There are alternatives. For instance, I founded Public Achievement, a youth civic-education initiative, in 1990 to counter the Manichean model through an empowering model of “citizen politics,” which emphasized teaching skills for working across differences. Public Achievement has since spread to many communities and schools and a number of foreign countries. Public Achievement draws on parallel grassroots efforts such as cross-partisan strands of community organizing that empower poor and middle-income people, public deliberations, and local examples of democratic, participatory governance.
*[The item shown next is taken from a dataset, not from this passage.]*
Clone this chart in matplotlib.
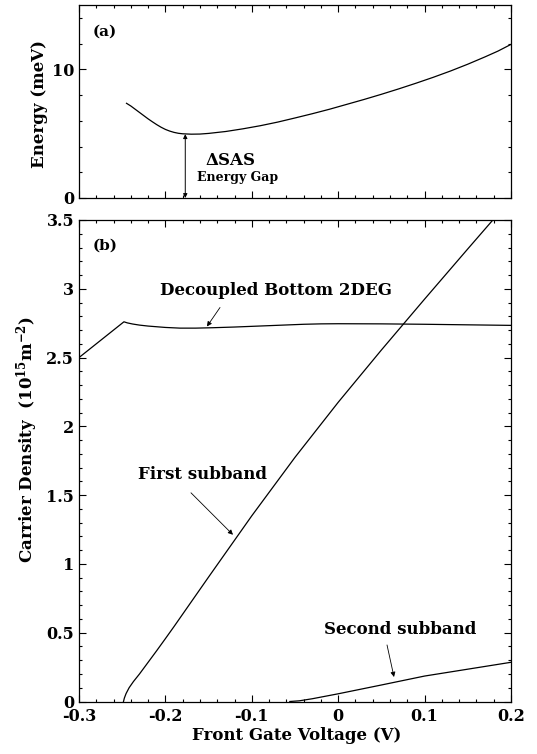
import matplotlib
matplotlib.use("Agg")
import matplotlib.pyplot as plt
from matplotlib.ticker import MultipleLocator, FixedLocator

# ---------------- data ----------------
# (a) symmetric-antisymmetric energy gap
v_gap = [-0.245, -0.24, -0.235, -0.23, -0.225, -0.22, -0.215, -0.21, -0.205, -0.2,
         -0.195, -0.19, -0.185, -0.18, -0.17, -0.16, -0.15, -0.13, -0.11, -0.09,
         -0.07, -0.05, -0.03, -0.01, 0.01, 0.03, 0.05, 0.07, 0.09, 0.11,
         0.13, 0.15, 0.17, 0.185, 0.2]
e_gap = [7.36, 7.15, 6.9, 6.65, 6.4, 6.15, 5.92, 5.7, 5.5, 5.33,
         5.2, 5.1, 5.03, 4.99, 4.96, 4.97, 5.02, 5.17, 5.38, 5.62,
         5.9, 6.22, 6.55, 6.9, 7.28, 7.66, 8.06, 8.48, 8.92, 9.38,
         9.87, 10.4, 10.97, 11.42, 11.94]

# (b) carrier densities
v_bottom = [-0.3, -0.248, -0.244, -0.238, -0.23, -0.22, -0.2, -0.183, -0.165, -0.145,
            -0.12, -0.08, -0.04, -0.02, 0.0, 0.05, 0.1, 0.15, 0.2]
n_bottom = [2.5, 2.76, 2.752, 2.744, 2.736, 2.729, 2.719, 2.714, 2.714, 2.717,
            2.722, 2.732, 2.742, 2.745, 2.746, 2.745, 2.742, 2.738, 2.734]

v_first = [-0.2485, -0.2475, -0.2455, -0.242, -0.237, -0.23, -0.22, -0.21, -0.2,
           -0.19, -0.175, -0.15, -0.1, -0.05, 0.0, 0.05, 0.1, 0.15, 0.179]
n_first = [0.0, 0.025, 0.058, 0.1, 0.145, 0.2, 0.285, 0.37, 0.457,
           0.545, 0.68, 0.905, 1.35, 1.775, 2.175, 2.555, 2.925, 3.29, 3.5]

v_second = [-0.056, -0.045, -0.03, -0.015, 0.0, 0.05, 0.1, 0.15, 0.2]
n_second = [0.0, 0.005, 0.02, 0.038, 0.056, 0.12, 0.185, 0.235, 0.285]

x_ticks = [-0.3, -0.2, -0.1, 0.0, 0.1, 0.2]
x_ticklabels = ["-0.3", "-0.2", "-0.1", "0", "0.1", "0.2"]
e_ticks = [0, 10]
n_ticks = [0, 0.5, 1, 1.5, 2, 2.5, 3, 3.5]
n_ticklabels = ["0", "0.5", "1", "1.5", "2", "2.5", "3", "3.5"]

# ---------------- style ----------------
plt.rcParams["font.family"] = ["DejaVu Serif"]
plt.rcParams["font.weight"] = "bold"
plt.rcParams["mathtext.fontset"] = "dejavuserif"
FS_TICK = 11.5
FS_LAB = 12

fig = plt.figure(figsize=(5.37, 7.54), dpi=100)
W, H = 537.0, 754.0
axL, axR = 79, 511
ax1 = fig.add_axes([axL / W, 1 - 198 / H, (axR - axL) / W, 193 / H])
ax2 = fig.add_axes([axL / W, 1 - 701.5 / H, (axR - axL) / W, 481.5 / H])

lw = 0.9
for ax in (ax1, ax2):
    ax.set_xlim(-0.3, 0.2)
    ax.xaxis.set_major_locator(FixedLocator(x_ticks))
    ax.xaxis.set_minor_locator(MultipleLocator(0.02))
    ax.tick_params(which="both", direction="in", top=True, right=True, width=0.8)
    ax.tick_params(which="major", length=5)
    ax.tick_params(which="minor", length=2.5)
    for s in ax.spines.values():
        s.set_linewidth(0.9)

# panel (a)
ax1.plot(v_gap, e_gap, color="black", lw=lw)
ax1.set_ylim(0, 15)
ax1.yaxis.set_major_locator(FixedLocator(e_ticks))
ax1.yaxis.set_minor_locator(MultipleLocator(2))
ax1.set_yticklabels([str(t) for t in e_ticks], fontsize=FS_TICK, fontweight="bold")
ax1.set_xticklabels([])
ax1.text(-0.284, 12.9, "(a)", fontsize=11, fontweight="bold", ha="left", va="center")
ax1.annotate("", xy=(-0.177, 0.0), xytext=(-0.177, min(e_gap)),
             arrowprops=dict(arrowstyle="<|-|>", color="black", lw=0.7,
                             mutation_scale=6, shrinkA=0, shrinkB=0))
ax1.text(-0.1253, 2.95, r"$\mathbf{\Delta}$SAS", fontsize=12, fontweight="bold",
         ha="center", va="center")
ax1.text(-0.117, 1.63, "Energy Gap", fontsize=9, fontweight="bold",
         ha="center", va="center")

# panel (b)
ax2.plot(v_bottom, n_bottom, color="black", lw=lw)
ax2.plot(v_first, n_first, color="black", lw=lw)
ax2.plot(v_second, n_second, color="black", lw=lw)
ax2.set_ylim(0, 3.5)
ax2.yaxis.set_major_locator(FixedLocator(n_ticks))
ax2.yaxis.set_minor_locator(MultipleLocator(0.1))
ax2.set_yticklabels(n_ticklabels, fontsize=FS_TICK, fontweight="bold")
ax2.set_xticklabels(x_ticklabels, fontsize=FS_TICK, fontweight="bold")
ax2.tick_params(axis="x", which="major", pad=5)

ax2.text(-0.284, 3.31, "(b)", fontsize=11, fontweight="bold", ha="left", va="center")

arrow_kw = dict(arrowstyle="-|>", color="black", lw=0.6, mutation_scale=7,
                shrinkA=0, shrinkB=0)
ax2.text(-0.072, 2.99, "Decoupled Bottom 2DEG", fontsize=FS_LAB, fontweight="bold",
         ha="center", va="center")
ax2.annotate("", xy=(-0.1519, 2.726), xytext=(-0.1368, 2.864), arrowprops=arrow_kw)
ax2.text(-0.1576, 1.65, "First subband", fontsize=FS_LAB, fontweight="bold",
         ha="center", va="center")
ax2.annotate("", xy=(-0.1218, 1.212), xytext=(-0.1704, 1.517), arrowprops=arrow_kw)
ax2.text(0.0715, 0.52, "Second subband", fontsize=FS_LAB, fontweight="bold",
         ha="center", va="center")
ax2.annotate("", xy=(0.0646, 0.178), xytext=(0.0565, 0.411), arrowprops=arrow_kw)

# axis labels
fig.text(39 / W, 1 - 104 / H, "Energy (meV)", rotation=90, fontsize=FS_LAB,
         fontweight="bold", ha="center", va="center")
fig.text(27 / W, 1 - 440 / H,
         r"Carrier Density  (10$^{\mathbf{15}}$m$^{\mathbf{-2}}$)", rotation=90,
         fontsize=FS_LAB, fontweight="bold", ha="center", va="center")
fig.text(297 / W, 1 - 736 / H, "Front Gate Voltage (V)", fontsize=FS_LAB,
         fontweight="bold", ha="center", va="center")

fig.savefig("out.png", dpi=100)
All these efforts help constitute a citizen-centered politics in which citizens develop agency and capacities for collaborative, cross-partisan action. The challenge is taking such efforts to scale, the possibility of which was suggested both by Barack Obama’s 2008 presidential campaign, which incorporated significant organizing dimensions, and the Minnesotans United for All Families effort to defeat a constitutional amendment in 2012, which would have incorporated a ban on gay marriage into the state constitution. Both used relational, narrative, organizing, and non-demonizing approaches.
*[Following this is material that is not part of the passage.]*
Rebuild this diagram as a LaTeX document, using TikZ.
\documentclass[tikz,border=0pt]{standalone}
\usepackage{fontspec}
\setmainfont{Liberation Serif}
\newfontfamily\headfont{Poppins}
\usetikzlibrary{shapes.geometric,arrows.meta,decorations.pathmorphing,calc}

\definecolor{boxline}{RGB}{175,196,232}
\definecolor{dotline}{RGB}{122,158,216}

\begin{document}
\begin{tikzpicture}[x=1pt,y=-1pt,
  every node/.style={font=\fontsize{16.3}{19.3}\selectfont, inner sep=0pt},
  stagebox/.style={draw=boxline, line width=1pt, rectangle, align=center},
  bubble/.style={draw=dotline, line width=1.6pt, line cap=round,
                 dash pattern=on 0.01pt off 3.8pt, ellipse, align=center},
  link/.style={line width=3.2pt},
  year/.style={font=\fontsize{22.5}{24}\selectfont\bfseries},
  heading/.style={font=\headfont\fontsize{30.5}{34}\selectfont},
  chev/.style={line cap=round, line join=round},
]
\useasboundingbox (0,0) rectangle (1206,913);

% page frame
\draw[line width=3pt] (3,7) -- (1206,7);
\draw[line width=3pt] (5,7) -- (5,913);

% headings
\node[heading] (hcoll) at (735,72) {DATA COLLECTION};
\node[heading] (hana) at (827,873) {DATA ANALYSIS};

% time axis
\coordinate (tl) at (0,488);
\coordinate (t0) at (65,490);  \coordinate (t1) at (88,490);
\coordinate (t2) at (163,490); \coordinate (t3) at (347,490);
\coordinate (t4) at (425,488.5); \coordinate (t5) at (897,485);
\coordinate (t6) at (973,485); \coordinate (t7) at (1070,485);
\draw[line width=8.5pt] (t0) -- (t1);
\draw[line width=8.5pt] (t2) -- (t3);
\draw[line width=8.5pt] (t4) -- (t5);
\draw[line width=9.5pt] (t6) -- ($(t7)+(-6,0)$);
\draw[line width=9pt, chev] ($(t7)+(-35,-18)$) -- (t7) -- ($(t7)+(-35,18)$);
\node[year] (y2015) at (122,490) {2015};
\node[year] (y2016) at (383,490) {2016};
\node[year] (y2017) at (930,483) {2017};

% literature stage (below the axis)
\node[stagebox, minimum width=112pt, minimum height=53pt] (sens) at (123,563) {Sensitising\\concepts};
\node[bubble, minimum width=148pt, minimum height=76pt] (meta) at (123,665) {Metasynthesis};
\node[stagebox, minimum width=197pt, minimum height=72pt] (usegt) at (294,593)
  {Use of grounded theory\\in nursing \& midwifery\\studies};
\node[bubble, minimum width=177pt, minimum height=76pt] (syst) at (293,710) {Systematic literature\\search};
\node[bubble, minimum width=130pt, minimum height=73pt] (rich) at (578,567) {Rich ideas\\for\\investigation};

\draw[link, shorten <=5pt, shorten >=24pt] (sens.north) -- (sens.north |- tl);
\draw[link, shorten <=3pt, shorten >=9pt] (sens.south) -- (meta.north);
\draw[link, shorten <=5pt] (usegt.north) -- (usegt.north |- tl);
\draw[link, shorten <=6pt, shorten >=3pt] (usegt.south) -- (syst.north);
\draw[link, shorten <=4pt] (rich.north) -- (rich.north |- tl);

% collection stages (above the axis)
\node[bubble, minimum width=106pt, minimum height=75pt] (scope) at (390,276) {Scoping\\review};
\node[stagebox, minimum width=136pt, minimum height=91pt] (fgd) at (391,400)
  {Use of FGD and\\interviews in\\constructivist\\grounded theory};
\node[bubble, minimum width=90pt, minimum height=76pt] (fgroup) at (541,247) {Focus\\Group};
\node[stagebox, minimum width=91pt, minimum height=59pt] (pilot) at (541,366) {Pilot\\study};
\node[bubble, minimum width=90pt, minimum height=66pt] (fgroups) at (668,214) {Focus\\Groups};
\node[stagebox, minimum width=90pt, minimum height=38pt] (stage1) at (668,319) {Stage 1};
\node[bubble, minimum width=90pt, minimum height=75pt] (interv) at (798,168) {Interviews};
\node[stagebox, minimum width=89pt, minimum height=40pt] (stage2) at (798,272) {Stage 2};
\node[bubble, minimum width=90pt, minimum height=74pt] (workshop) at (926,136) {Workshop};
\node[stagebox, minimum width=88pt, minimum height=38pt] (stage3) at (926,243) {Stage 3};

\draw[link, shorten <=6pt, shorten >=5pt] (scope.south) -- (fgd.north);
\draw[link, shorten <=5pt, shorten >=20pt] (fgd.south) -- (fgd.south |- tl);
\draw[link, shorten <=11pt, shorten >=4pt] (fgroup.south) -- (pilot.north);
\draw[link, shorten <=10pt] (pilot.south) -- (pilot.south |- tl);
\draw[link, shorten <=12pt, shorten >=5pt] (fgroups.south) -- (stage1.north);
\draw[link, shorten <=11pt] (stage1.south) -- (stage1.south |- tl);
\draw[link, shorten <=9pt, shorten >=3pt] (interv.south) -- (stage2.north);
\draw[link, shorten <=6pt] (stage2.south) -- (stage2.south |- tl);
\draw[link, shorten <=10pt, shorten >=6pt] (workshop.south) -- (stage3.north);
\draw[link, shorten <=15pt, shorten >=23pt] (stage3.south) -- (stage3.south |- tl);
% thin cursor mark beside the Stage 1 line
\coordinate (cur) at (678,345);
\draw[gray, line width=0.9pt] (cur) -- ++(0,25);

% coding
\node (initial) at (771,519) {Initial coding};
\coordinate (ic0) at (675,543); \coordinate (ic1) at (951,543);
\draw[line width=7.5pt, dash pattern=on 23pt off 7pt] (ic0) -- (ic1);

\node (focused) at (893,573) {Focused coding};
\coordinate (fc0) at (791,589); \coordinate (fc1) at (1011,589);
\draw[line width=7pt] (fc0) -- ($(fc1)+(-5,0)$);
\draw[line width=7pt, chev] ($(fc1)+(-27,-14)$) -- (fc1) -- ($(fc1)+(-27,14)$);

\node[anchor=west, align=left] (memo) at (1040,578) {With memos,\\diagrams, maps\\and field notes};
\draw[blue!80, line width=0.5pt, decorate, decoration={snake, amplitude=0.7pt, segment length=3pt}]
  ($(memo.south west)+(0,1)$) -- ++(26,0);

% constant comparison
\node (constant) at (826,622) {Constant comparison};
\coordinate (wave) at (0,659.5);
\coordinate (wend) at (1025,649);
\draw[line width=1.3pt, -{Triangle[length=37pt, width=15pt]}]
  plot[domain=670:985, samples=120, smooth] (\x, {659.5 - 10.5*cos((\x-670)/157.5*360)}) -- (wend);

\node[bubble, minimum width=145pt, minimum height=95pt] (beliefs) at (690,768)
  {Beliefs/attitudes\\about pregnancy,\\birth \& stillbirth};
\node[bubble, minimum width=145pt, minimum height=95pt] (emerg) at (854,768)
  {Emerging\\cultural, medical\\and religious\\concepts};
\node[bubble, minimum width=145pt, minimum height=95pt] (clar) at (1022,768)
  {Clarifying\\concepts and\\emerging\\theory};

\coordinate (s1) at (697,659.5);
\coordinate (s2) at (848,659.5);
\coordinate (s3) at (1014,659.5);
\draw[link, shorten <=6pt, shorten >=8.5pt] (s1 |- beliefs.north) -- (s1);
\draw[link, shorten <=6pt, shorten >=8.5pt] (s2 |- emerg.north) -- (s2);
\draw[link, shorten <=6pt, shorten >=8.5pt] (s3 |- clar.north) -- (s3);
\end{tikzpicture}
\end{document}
To build on this history, we should recognize that Martin Luther King’s understanding of nonviolence as neither pacifism nor simply a tactic has vast potential to help give citizenship and citizen action renewed depth and power, at just the moment when we need it most.

“Power without love is reckless and abusive and love without power is sentimental and anemic,” King argued in 1967. The form of nonviolence includes spiritual, psychological, and moral disciplines: nonviolence as struggle, not inaction; seeking to understand opponents, not to defeat or humiliate them; making distinctions between evil actions and the persons who commit those actions; neighborly concern for others, whether friend or enemy—a public love which recognizes everyone’s need for belonging in the human family; and focusing first on changing oneself by refraining from hatred. “Hate…corrodes the personality and eats away at its vital unity,” King wrote. “The nonviolent approach…first does something to the hearts and souls of those committed to it. It gives them new self-respect. It calls up resources of strength and courage they did not know they had.”

King’s form of nonviolence meets bigotry with discipline and dignity, not demonization.

Young people—and people of all ages—are eager for a way to engage in politics that goes beyond the increasingly dysfunctional Manichean model. Developing an ethos of nonviolent citizenship is a good way to start.